No schools will be closed to solve the San Diego Unified budget crisis, the school board voted today.
The decision follows months of debate, the recommendations of an appointed committee, and the resurrection of the ideas by staffers, who proposed closing a different set of schools than the committee had chosen and later reopening the buildings as small high schools or school district offices.
“It is extremely irresponsible to go to families and communities just before the last week of school and say, ‘Your school is not going to exist anymore,’” said school board member John Lee Evans, who introduced the motion to forgo closing schools next year. He added, “This kneejerk closing schools is definitely not the solution.”

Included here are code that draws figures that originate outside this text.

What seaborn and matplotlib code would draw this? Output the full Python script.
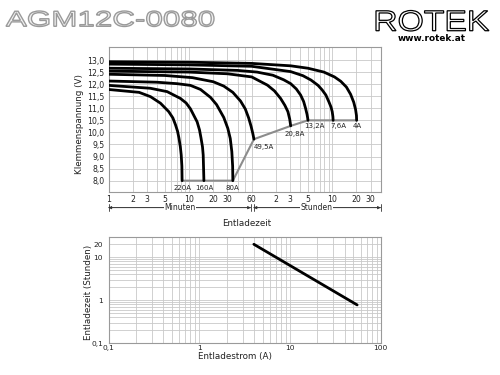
import numpy as np
import pandas as pd
import matplotlib
matplotlib.use("Agg")
import matplotlib.pyplot as plt
import seaborn as sns
from matplotlib.textpath import TextPath
from matplotlib.patches import PathPatch
from matplotlib.font_manager import FontProperties
from matplotlib.transforms import Affine2D, IdentityTransform, blended_transform_factory
from matplotlib.ticker import NullFormatter

# ---------------- data ----------------
curve_names = ["4A", "7,6A", "13,2A", "20,8A", "49,5A", "80A", "160A", "220A"]

t_4A = [1, 10, 60, 183, 300, 473, 640, 765, 900, 1015, 1110, 1170, 1200, 1206]
v_4A = [12.93, 12.91, 12.86, 12.76, 12.66, 12.50, 12.30, 12.12, 11.88, 11.58, 11.25, 10.95, 10.70, 10.50]

t_7A6 = [1, 10, 60, 183, 260, 327, 400, 450, 500, 545, 580, 600, 612, 616]
v_7A6 = [12.83, 12.80, 12.74, 12.52, 12.35, 12.17, 11.95, 11.76, 11.55, 11.27, 11.05, 10.86, 10.65, 10.50]

t_13A2 = [1, 10, 40, 70, 110, 150, 183, 215, 243, 265, 280, 292, 298, 300]
v_13A2 = [12.66, 12.63, 12.57, 12.50, 12.37, 12.18, 12.02, 11.80, 11.55, 11.28, 11.00, 10.75, 10.58, 10.50]

t_20A8 = [1, 10, 30, 60, 94, 115, 137, 155, 169, 178, 183]
v_20A8 = [12.54, 12.50, 12.43, 12.30, 11.96, 11.72, 11.41, 11.12, 10.86, 10.55, 10.27]

t_49A5 = [1, 5, 11, 20, 27, 35, 43.6, 50, 55, 59, 62, 64]
v_49A5 = [12.41, 12.36, 12.27, 12.10, 11.92, 11.66, 11.30, 10.97, 10.60, 10.25, 9.95, 9.72]

t_80A = [1, 4, 7.1, 10.4, 13.9, 18.5, 22, 27, 30.3, 32.5, 34, 34.8, 35]
v_80A = [12.13, 12.08, 12.02, 11.95, 11.78, 11.45, 11.15, 10.62, 10.17, 9.75, 9.20, 8.60, 8.00]

t_160A = [1, 3.3, 5.35, 7.8, 9.2, 10.4, 12.6, 13.5, 14.1, 14.7, 15.0, 15.3]
v_160A = [11.95, 11.83, 11.69, 11.41, 11.22, 10.98, 10.44, 10.10, 9.76, 9.40, 9.06, 8.00]

t_220A = [1, 2.4, 3.33, 4.42, 5.6, 6.3, 6.8, 7.2, 7.5, 7.8, 8.0, 8.15, 8.2]
v_220A = [11.78, 11.66, 11.48, 11.21, 10.86, 10.60, 10.31, 10.05, 9.76, 9.40, 9.06, 8.60, 8.00]

end_t = [8.2, 15.3, 35, 64, 183, 300, 616, 1206]
end_v = [8.0, 8.0, 8.0, 9.72, 10.27, 10.5, 10.5, 10.5]
end_names = ["220A", "160A", "80A", "49,5A", "20,8A", "13,2A", "7,6A", "4A"]

x_tick_pos = [1, 2, 3, 5, 10, 20, 30, 60, 120, 180, 300, 600, 1200, 1800]
x_tick_lab = ["1", "2", "3", "5", "10", "20", "30", "60", "2", "3", "5", "10", "20", "30"]
x_grid_pos = [2, 3, 4, 5, 6, 7, 8, 9, 10, 20, 30, 40, 50, 60,
              120, 180, 240, 300, 360, 420, 480, 540, 600, 1200, 1800]
y_tick_pos = [8.0, 8.5, 9.0, 9.5, 10.0, 10.5, 11.0, 11.5, 12.0, 12.5, 13.0]
y_tick_lab = ["8,0", "8,5", "9,0", "9,5", "10,0", "10,5", "11,0", "11,5", "12,0", "12,5", "13,0"]

current_A = [4, 55]
duration_h = [20, 0.78]
x2_tick_pos = [0.1, 1, 10, 100]
x2_tick_lab = ["0,1", "1", "10", "100"]
y2_tick_pos = [0.1, 1, 10, 20]
y2_tick_lab = ["0,1", "1", "10", "20"]

# ---------------- build table ----------------
series = [(t_4A, v_4A), (t_7A6, v_7A6), (t_13A2, v_13A2), (t_20A8, v_20A8),
          (t_49A5, v_49A5), (t_80A, v_80A), (t_160A, v_160A), (t_220A, v_220A)]
rows = []
for name, (ts, vs) in zip(curve_names, series):
    for i, (t, v) in enumerate(zip(ts, vs)):
        rows.append({"curve": name, "t": t, "V": v, "i": i})
df = pd.DataFrame(rows)

sns.set_theme(style="white")
plt.rcParams["font.family"] = ["DejaVu Sans"]
TXT = "#222222"
GRID = "#c9c9c9"
SPINE = "#9a9a9a"

W, H = 500, 375
fig = plt.figure(figsize=(5, 3.75), dpi=100)
fig.patch.set_facecolor("white")

L = 108.5 / W
AW = 272.2 / W
ax = fig.add_axes([L, 1 - 192 / H, AW, 145 / H])
ax2 = fig.add_axes([L, 1 - 343.3 / H, AW, 106.6 / H])

# ---------------- top chart ----------------
sns.lineplot(x=end_t, y=end_v, ax=ax, color="#8c8c8c", lw=1.5, sort=False,
             estimator=None, zorder=3)
sns.lineplot(data=df, x="t", y="V", units="curve", estimator=None, sort=False,
             color="black", lw=2.0, ax=ax, zorder=4)
ax.set_xscale("log")
ax.set_xlim(1, 2400)
ax.set_ylim(7.53, 13.54)
ax.set_xticks(x_tick_pos)
ax.set_xticklabels(x_tick_lab)
ax.set_xticks(x_grid_pos, minor=True)
ax.xaxis.set_minor_formatter(NullFormatter())
ax.set_yticks(y_tick_pos)
ax.set_yticklabels(y_tick_lab)
ax.grid(which="both", axis="x", color=GRID, lw=0.6)
ax.grid(which="major", axis="y", color=GRID, lw=0.6)
ax.tick_params(which="both", length=0, labelsize=5.6, colors=TXT)
ax.tick_params(axis="x", pad=2.2)
ax.tick_params(axis="y", pad=3)
ax.set_xlabel("")
ax.set_ylabel("")
for s in ax.spines.values():
    s.set_color(SPINE)
    s.set_linewidth(0.8)

offs = {"220A": (0, -7), "160A": (0, -7), "80A": (0, -7), "49,5A": (10, -8),
        "20,8A": (4, -8), "13,2A": (6, -6), "7,6A": (5, -6), "4A": (1, -6)}
for name, t, v in zip(end_names, end_t, end_v):
    ax.annotate(name, xy=(t, v), xytext=offs[name], textcoords="offset pixels",
                ha="center", va="center", fontsize=5.0, color=TXT, zorder=5)

ax.text(-0.105, 0.468, "Klemmenspannung (V)", transform=ax.transAxes, rotation=90,
        ha="center", va="center", fontsize=6.3, color=TXT)
ax.text(0.508, -0.215, "Entladezeit", transform=ax.transAxes,
        ha="center", va="center", fontsize=6.3, color=TXT)

bt = blended_transform_factory(ax.transData, ax.transAxes)
ya = -0.108
for (a, b, label, mid) in [(1, 58.5, "Minuten", 7.75), (63.5, 2400, "Stunden", 380)]:
    ax.annotate("", xy=(a, ya), xytext=(b, ya), xycoords=bt, textcoords=bt,
                arrowprops=dict(arrowstyle="<|-|>", color="#333333", lw=0.5,
                                mutation_scale=4.5, shrinkA=0, shrinkB=0),
                annotation_clip=False)
    ax.annotate("", xy=(a, ya), xytext=(b, ya), xycoords=bt, textcoords=bt,
                arrowprops=dict(arrowstyle="|-|,widthA=0.6,widthB=0.6", color="#333333",
                                lw=0.6, mutation_scale=4.5, shrinkA=0, shrinkB=0),
                annotation_clip=False)
    ax.text(mid, ya, label, transform=bt, ha="center", va="center", fontsize=5.5,
            color=TXT, bbox=dict(fc="white", ec="none", pad=0.2))

# ---------------- bottom chart ----------------
sns.lineplot(x=current_A, y=duration_h, ax=ax2, color="black", lw=2.0,
             estimator=None, sort=False, zorder=4)
ax2.set_xscale("log")
ax2.set_yscale("log")
ax2.set_xlim(0.1, 100)
ax2.set_ylim(0.1, 30)
ax2.set_xticks(x2_tick_pos)
ax2.set_xticklabels(x2_tick_lab)
ax2.set_yticks(y2_tick_pos)
ax2.set_yticklabels(y2_tick_lab)
xm = [m * d for d in (0.1, 1, 10) for m in range(2, 10)]
ym = [m * d for d in (0.1, 1) for m in range(2, 10)] + [30]
ax2.set_xticks(xm, minor=True)
ax2.set_yticks(ym, minor=True)
ax2.xaxis.set_minor_formatter(NullFormatter())
ax2.yaxis.set_minor_formatter(NullFormatter())
ax2.grid(which="both", color=GRID, lw=0.6)
ax2.tick_params(which="both", length=0, labelsize=5.4, colors=TXT)
ax2.tick_params(axis="x", pad=1.5)
ax2.tick_params(axis="y", pad=4)
ax2.set_xlabel("")
ax2.set_ylabel("")
for s in ax2.spines.values():
    s.set_color(SPINE)
    s.set_linewidth(0.8)
ax2.text(-0.075, 0.48, "Entladezeit (Stunden)", transform=ax2.transAxes, rotation=90,
         ha="center", va="center", fontsize=6.3, color=TXT)
ax2.text(0.465, -0.12, "Entladestrom (A)", transform=ax2.transAxes,
         ha="center", va="center", fontsize=6.3, color=TXT)

# ---------------- header: title and logo ----------------
def fitted_text(s, family, weight, box, fc, ec, lw):
    fp = FontProperties(family=family, weight=weight)
    tp = TextPath((0, 0), s, size=10, prop=fp)
    ext = tp.get_extents()
    x0, ytop, x1, ybot = box
    sx = (x1 - x0) / ext.width
    sy = (ybot - ytop) / ext.height
    tr = Affine2D().translate(-ext.x0, -ext.y0).scale(sx, sy).translate(x0, H - ybot)
    patch = PathPatch(tr.transform_path(tp), fc=fc, ec=ec, lw=lw,
                      transform=IdentityTransform())
    fig.add_artist(patch)

fitted_text("AGM12C-0080", "Liberation Sans", "normal", (6, 11, 214, 26.5),
            "#f2f2f2", "#9a9a9a", 1.0)
fitted_text("ROTEK", "Liberation Sans", "normal", (376, 10.5, 489, 31),
            "white", "black", 0.9)
fig.text(432 / W, 1 - 38.5 / H, "www.rotek.at", ha="center", va="center",
         fontsize=6.4, fontweight="bold", color="black")

fig.savefig("out.png", dpi=100, facecolor="white")
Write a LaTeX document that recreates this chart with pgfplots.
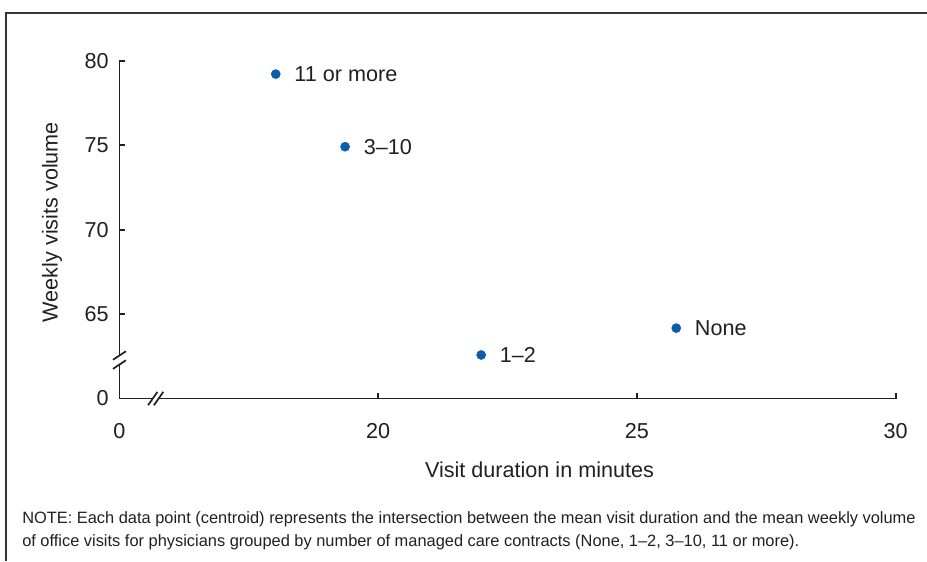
\documentclass[border=0pt]{standalone}
\usepackage{pgfplots}
\pgfplotsset{compat=1.18}
\usepackage{fontspec}
\setmainfont{Liberation Sans}
\definecolor{dotblue}{HTML}{0A5DA8}
\definecolor{ink}{HTML}{231F20}
\begin{document}
\begin{tikzpicture}
\useasboundingbox (0pt,0pt) rectangle (695.25pt,-420.75pt);
\draw[ink!90, line width=1.4pt] (4.5pt,-421pt) -- (4.5pt,-9.75pt) -- (696pt,-9.75pt);
\begin{axis}[
  at={(89.6pt,-298.9pt)}, anchor=south west,
  scale only axis, width=582.15pt, height=253.35pt,
  xmin=15, xmax=30, ymin=60, ymax=80,
  axis x line*=bottom, axis y line*=left,
  axis line style={-, line width=1.4pt, ink},
  xtick={15,20,25,30}, xticklabels={0,20,25,30},
  ytick={60,65,70,75,80}, yticklabels={0,65,70,75,80},
  tick align=inside, major tick length=4.5pt,
  tick style={line width=1.3pt, ink},
  ticklabel style={font=\fontsize{16.2}{19}\selectfont, text=ink},
  xticklabel style={yshift=-15pt},
  yticklabel style={xshift=-4.5pt},
  clip=false,
  nodes near coords, point meta=explicit symbolic,
  every node near coord/.append style={anchor=west, xshift=10.5pt, font=\fontsize{16.2}{19}\selectfont, text=ink},
]
\addplot[only marks, mark=*, mark size=3.4pt, dotblue, mark options={draw=dotblue, fill=dotblue}] table[meta=label, col sep=comma] {
x,y,label
18.02,79.21,11 or more
19.36,74.91,3–10
21.99,62.58,1–2
25.76,64.17,None
};
\coordinate (yb) at (axis cs:15,62.28);
\coordinate (xb) at (axis cs:15.70,60);
\end{axis}
% y-axis break
\fill[white] ([xshift=-4pt,yshift=-3.4pt]yb) rectangle ([xshift=4pt,yshift=3.4pt]yb);
\draw[ink, line width=1.3pt] ([xshift=-4.9pt,yshift=-3.2pt+3.4pt]yb) -- ([xshift=4.9pt,yshift=3.2pt+3.4pt]yb);
\draw[ink, line width=1.3pt] ([xshift=-4.9pt,yshift=-3.2pt-3.4pt]yb) -- ([xshift=4.9pt,yshift=3.2pt-3.4pt]yb);
% x-axis break
\fill[white] ([xshift=-2.2pt,yshift=-4pt]xb) rectangle ([xshift=2.2pt,yshift=4pt]xb);
\draw[ink, line width=1.3pt] ([xshift=-3.5pt-2.2pt,yshift=-5pt]xb) -- ([xshift=3.5pt-2.2pt,yshift=5pt]xb);
\draw[ink, line width=1.3pt] ([xshift=-3.5pt+2.2pt,yshift=-5pt]xb) -- ([xshift=3.5pt+2.2pt,yshift=5pt]xb);
% axis titles
\node[font=\fontsize{16.2}{19}\selectfont, text=ink] at (404.6pt,-352.5pt) {Visit duration in minutes};
\node[font=\fontsize{16.2}{19}\selectfont, text=ink, rotate=90] at (39pt,-166.5pt) {Weekly visits volume};
% note
\node[anchor=north west, inner sep=0pt, align=left, font=\fontsize{12.3}{17.25}\selectfont, text=ink] at (16.5pt,-383.5pt)
{NOTE: Each data point (centroid) represents the intersection between the mean visit duration and the mean weekly volume\\
of office visits for physicians grouped by number of managed care contracts (None, 1–2, 3–10, 11 or more).};
\end{tikzpicture}
\end{document}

Parents and teachers had vocally protested the idea of closing schools, noting that San Diego Unified had failed to follow its existing policies for school closures, which would take more than a year of public input and discussion. Closing six elementary schools where enrollment had lagged was estimated to save nearly $2.7 million for the district, which now faces a $106 million deficit. It is believed to save money because students and teachers are reassigned to neighboring schools but a principal and facilities costs can be cut.
Evans and the board members also voted to ask staff to immediately begin discussing options to raise enrollment at the targeted schools, develop a long-term plan for school closures, and to amend the existing policy, possibly to allow school closures to go forward with a shorter period of public input and discussion.